This will normally involve rings designed to achieve the minimum percentage of spring compression at which bearing retention can be guaranteed when at maximum clearance, leaving the remainder of the spring compression range available to handle any external radial loads, machining tolerances or dimensional changes caused by differential thermal expansion of the mating components. Most tolerance rings would be designed such that the elastic zone was maximised. This caters for maximum component tolerances and differential expansion.
In a typical electric motor bearing mount: Alumina housing, 608 bearing, H9 tolerance on the bore and a temperature range of 20°C to 100°C an HVL22x7SS tolerance ring with a 0.33mm wave height would be used giving a radial clearance of 0.297mm to 0.320mm across the machining tolerance range.
‘Light duty’ variants of the standard ring design are available which allow some axial movement of the bearing where, for example, pre-loading is used. The standard ‘heavy duty’ ring design provides axial retention and is used where higher eccentric radial loads are expected.
For a typical bearing fit (OD to housing) Tolerance Rings enable the relaxation of machining tolerances and reduction of press fit forces compared to conventional interference fit into steel housing with various tolerances on the bore.

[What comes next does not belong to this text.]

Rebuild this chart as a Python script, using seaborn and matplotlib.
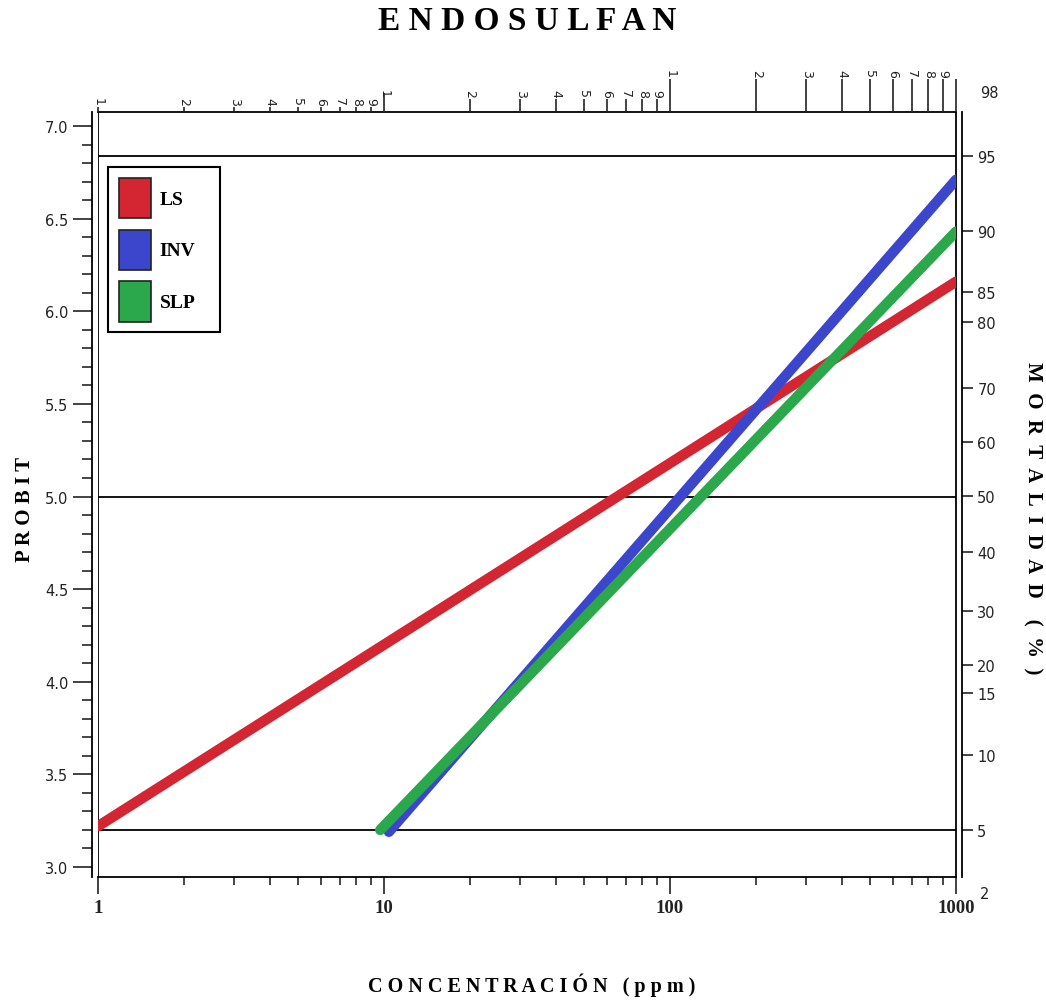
import numpy as np
import pandas as pd
import seaborn as sns
import matplotlib.pyplot as plt
from matplotlib.patches import Patch
from matplotlib.ticker import NullLocator, MultipleLocator, FixedLocator

# probit lines
series = ['LS', 'INV', 'SLP']
conc_ls = [1, 1000]
probit_ls = [3.22, 6.16]
conc_inv = [10.4, 1000]
probit_inv = [3.19, 6.71]
conc_slp = [9.7, 1000]
probit_slp = [3.20, 6.43]
colors = ['#d42632', '#3c46cc', '#2ca84c']

# horizontal reference lines
ref_probits = [6.84, 5.0, 3.2]

# right axis: mortality (%) and their probit positions
mort_labels = ['95', '90', '85', '80', '70', '60', '50', '40', '30', '20', '15', '10', '5']
mort_probit = [6.838, 6.433, 6.104, 5.942, 5.586, 5.294, 5.003, 4.700, 4.382, 4.090, 3.939, 3.605, 3.200]
mort_extra_labels = ['98', '2']
mort_extra_probit = [7.18, 2.855]

# bottom axis ticks
x_ticks = [1, 10, 100, 1000]
x_labels = ['1', '10', '100', '1000']

df = pd.DataFrame({
    'conc': conc_ls + conc_inv + conc_slp,
    'probit': probit_ls + probit_inv + probit_slp,
    'serie': [series[0]] * len(conc_ls) + [series[1]] * len(conc_inv) + [series[2]] * len(conc_slp),
})

sns.set_style('white')
plt.rcParams['font.family'] = ['DejaVu Sans']
plt.rcParams['text.color'] = 'black'
serif = 'Liberation Serif'

fig = plt.figure(figsize=(10.46, 10.04), dpi=100)
ax = fig.add_axes([0.0937, 0.1255, 0.8203, 0.7620])

for p in ref_probits:
    ax.axhline(p, color='black', lw=1.3, zorder=1)

sns.lineplot(data=df, x='conc', y='probit', hue='serie', palette=dict(zip(series, colors)),
             linewidth=7.5, legend=False, ax=ax, sort=False, zorder=3)
for line in ax.lines[len(ref_probits):]:
    line.set_solid_capstyle('round')

ax.set_xscale('log')
ax.set_xlim(1, 1000)
ax.set_ylim(2.946, 7.076)
ax.set(xlabel=None, ylabel=None)

# left axis
ax.set_yticks(np.arange(3.0, 7.01, 0.5))
ax.set_yticklabels(['%.1f' % v for v in np.arange(3.0, 7.01, 0.5)])
ax.yaxis.set_minor_locator(MultipleLocator(0.1))
ax.tick_params(axis='y', which='major', left=True, length=14, width=1.2, labelsize=10.5, pad=3, colors='#222')
ax.tick_params(axis='y', which='minor', left=True, length=7, width=1.2)

# bottom axis
ax.set_xticks(x_ticks)
ax.set_xticklabels(x_labels, fontfamily=serif, fontweight='bold', fontsize=13.5)
ax.tick_params(axis='x', which='major', bottom=True, length=12, width=1.2, pad=4, colors='#222')
ax.tick_params(axis='x', which='minor', bottom=True, length=6, width=1.2)

for s in ax.spines.values():
    s.set_color('black')
    s.set_linewidth(1.3)
ax.spines['left'].set_position(('outward', 4.3))
ax.axvline(1, color='black', lw=1.3, zorder=2)

# top axis: log paper cycles
for base, length in [(1, 3.5), (10, 9.5), (100, 24)]:
    tw = ax.twiny()
    tw.set_xscale('log')
    tw.set_xlim(1, 1000)
    ticks = [base * k for k in range(1, 10)]
    labels = [str(k) for k in range(1, 10)]
    if base == 100:
        ticks.append(1000)
        labels.append('')
    tw.xaxis.set_major_locator(FixedLocator(ticks))
    tw.set_xticklabels(labels)
    tw.xaxis.set_minor_locator(NullLocator())
    tw.tick_params(axis='x', top=True, bottom=False, length=length, width=1.2, pad=1.5,
                   labelsize=9, labelrotation=-90, colors='#222')
    for s in tw.spines.values():
        s.set_visible(False)
    if base == 10:
        tw.xaxis.get_major_ticks()[0].tick2line.set_markersize(14)

# right axis: mortality
tr = ax.twinx()
tr.set_ylim(ax.get_ylim())
tr.yaxis.set_major_locator(FixedLocator(mort_probit))
tr.set_yticklabels(mort_labels)
tr.yaxis.set_minor_locator(NullLocator())
tr.tick_params(axis='y', right=True, length=8, width=1.2, labelsize=10.5, pad=3, colors='#222')
for name, s in tr.spines.items():
    s.set_visible(name == 'right')
tr.spines['right'].set_position(('outward', 4.3))
tr.spines['right'].set_linewidth(1.3)
tr.spines['right'].set_color('black')
for lab, p in zip(mort_extra_labels, mort_extra_probit):
    tr.annotate(lab, xy=(1, p), xycoords=('axes fraction', 'data'), xytext=(17, 0),
                textcoords='offset points', va='center', ha='left', fontsize=10.5,
                color='#222', annotation_clip=False)

# legend
handles = [Patch(facecolor=c, edgecolor='#222', lw=1.2, label=s) for s, c in zip(series, colors)]
leg = ax.legend(handles=handles, loc='upper left', bbox_to_anchor=(0.0117, 0.5, 0.1305, 0.428),
                mode='expand', frameon=True, fancybox=False, edgecolor='black', framealpha=1,
                handlelength=1.65, handleheight=2.8, labelspacing=0.6, borderpad=0.55,
                handletextpad=0.45, borderaxespad=0,
                prop={'family': serif, 'weight': 'bold', 'size': 14})
leg.get_frame().set_linewidth(1.5)
leg.set_zorder(10)

# titles
fig.text(0.504, 1 - 22 / 1004, 'E N D O S U L F A N', ha='center', va='center',
         fontsize=24, fontweight='bold', family=serif)
fig.text(532 / 1046, 1 - 985 / 1004, 'C O N C E N T R A C I Ó N   ( p p m )', ha='center', va='center',
         fontsize=14.5, fontweight='bold', family=serif)
fig.text(25 / 1046, 1 - 509 / 1004, 'P R O B I T', ha='center', va='center', rotation=90,
         fontsize=15, fontweight='bold', family=serif)
fig.text(1033 / 1046, 1 - 518 / 1004, 'M  O  R  T  A  L  I  D  A  D    (  %  )', ha='center', va='center',
         rotation=-90, fontsize=15, fontweight='bold', family=serif)

fig.savefig('out.png', dpi=100)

For a ball bearing in an aluminium housing the differential thermal expansion will quickly reduce the force needed to disassemble and at fairly moderate temperatures for many applications, the bearing will be loose. A correctly designed tolerance ring in a simple fixing application or bearing assembly utilises the elastic range of wave compression to compensate and maintain a positive retention force to much higher temperatures.
The tolerance ring tends to centre a bearing or other parts with each wave pushing towards the centre. With a free mounting arrangement eccentricity will usually be in the region of 2-3% of radial clearance.